Responsabilità

Colpa medica: il paziente deve dimostrare il nesso causale tra la prestazione e il danno

Il paziente si era rivolto anche da altri dentisti che hanno reso ancor più complesso la determinazione del quantum del danno

di Giampaolo Piagnerelli

Il paziente che vuole citare in giudizio il dentista per il lavoro mal eseguito deve procedere all'accertamento del nesso causale tra la prestazione professionale e il danno accusato. Lo precisa la Cassazione con ordinanza n. 15108/21. Un soggetto ha proposto opposizione a un decreto ingiuntivo intimatogli dal tribunale di Vicenza in favore di un dentista per l'importo di circa 6mila euro, a titolo di pagamento di prestazioni odontoiatriche.

Il ricorrente ha puntualizzato che le prestazioni non erano state eseguite a regola d'arte, al punto che egli aveva accusato fastidiosi scricchiolii alla mandibola, acufeni e vertigini. Rivoltosi ad altro professionista aveva appreso che il primo dentista non aveva provveduto ad applicare, prima dei definitivi denti in porcellana, dei denti in resina più elastici che avrebbero garantito il buon esito della prestazione professionale.

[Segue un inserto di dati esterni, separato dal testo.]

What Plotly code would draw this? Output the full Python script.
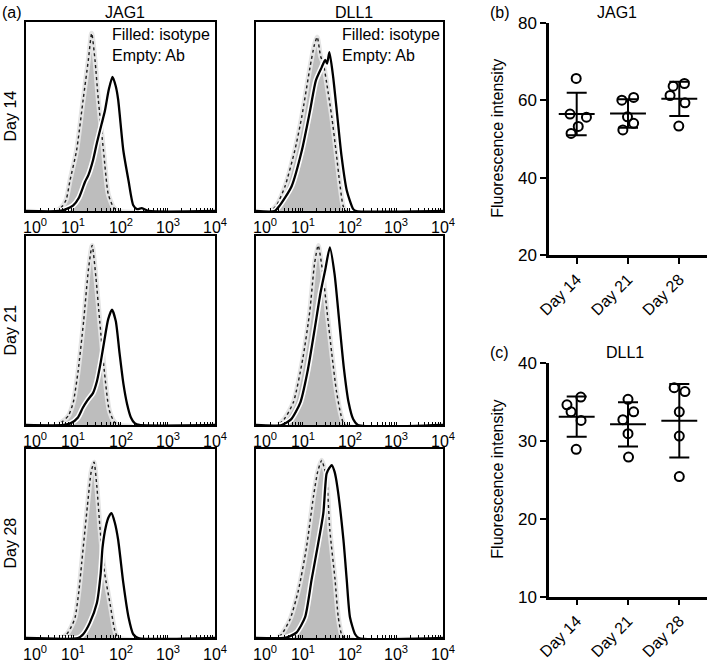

Oltre a opporsi al decreto ingiuntivo, il ricorrente ha chiesto anche il risarcimento dei danni. Il convenuto si è costituito difendendo il proprio operato, e ha assunto che la prestazione non era stata ultimata perché il paziente non si era presentato alle visite. Il tribunale adito, dopo aver assunto prove orali ed espletata una ctu, ha ritenuto che le prove acquisite avessero confermato la prospettazione difensiva del convenuto con il conseguente rigetto dell'opposizione. Visto quindi che i giudici di primo grado hanno dato ragione al professionista, il paziente ha proposto ricorso in Corte d'appello.

Quest'ultima con sentenza n. 2444/18, ha rigettato l'appello ritenendo mancante la prova della non corretta esecuzione della prestazione da parte del professionista specie con riguardo alla pretesa mancata esecuzione dell'impianto in resina ritenuta inattendibile e l'assenza del nesso causale tra la prestazione eseguita e i disturbi di acufene e vertigini lamentati dal paziente, anche in ragione del fatto che sull'impianto erano intervenuti diversi professionisti. In sostanza mancava il nesso causale che avrebbe riconosciuto il risarcimento da parte del dentista.

La Cassazione si è espressa in linea con i giudici di appello. La circostanza che sul lavoro eseguito dal primo dentista avessero messo mano altri colleghi rendeva impossibile ascrivere al primo dei danni (che così erano inqualificabili). Ciò rendeva impossibile comprendere quali danni potessero essere ricondotti alla prestazione originaria. E' evidente – si legge nella sentenza – che essendosi la decisione fermata prima dell'accertamento della colpa, il ricorrente anzichè soffermarsi sulla pretesa violazione delle regole di riparto dell'onere della prova sulla diligenza professionale, avrebbe dovuto impugnare la statuizione che ha escluso la possibilità di accertamento del nesso causale tra la prestazione professionale e il danno.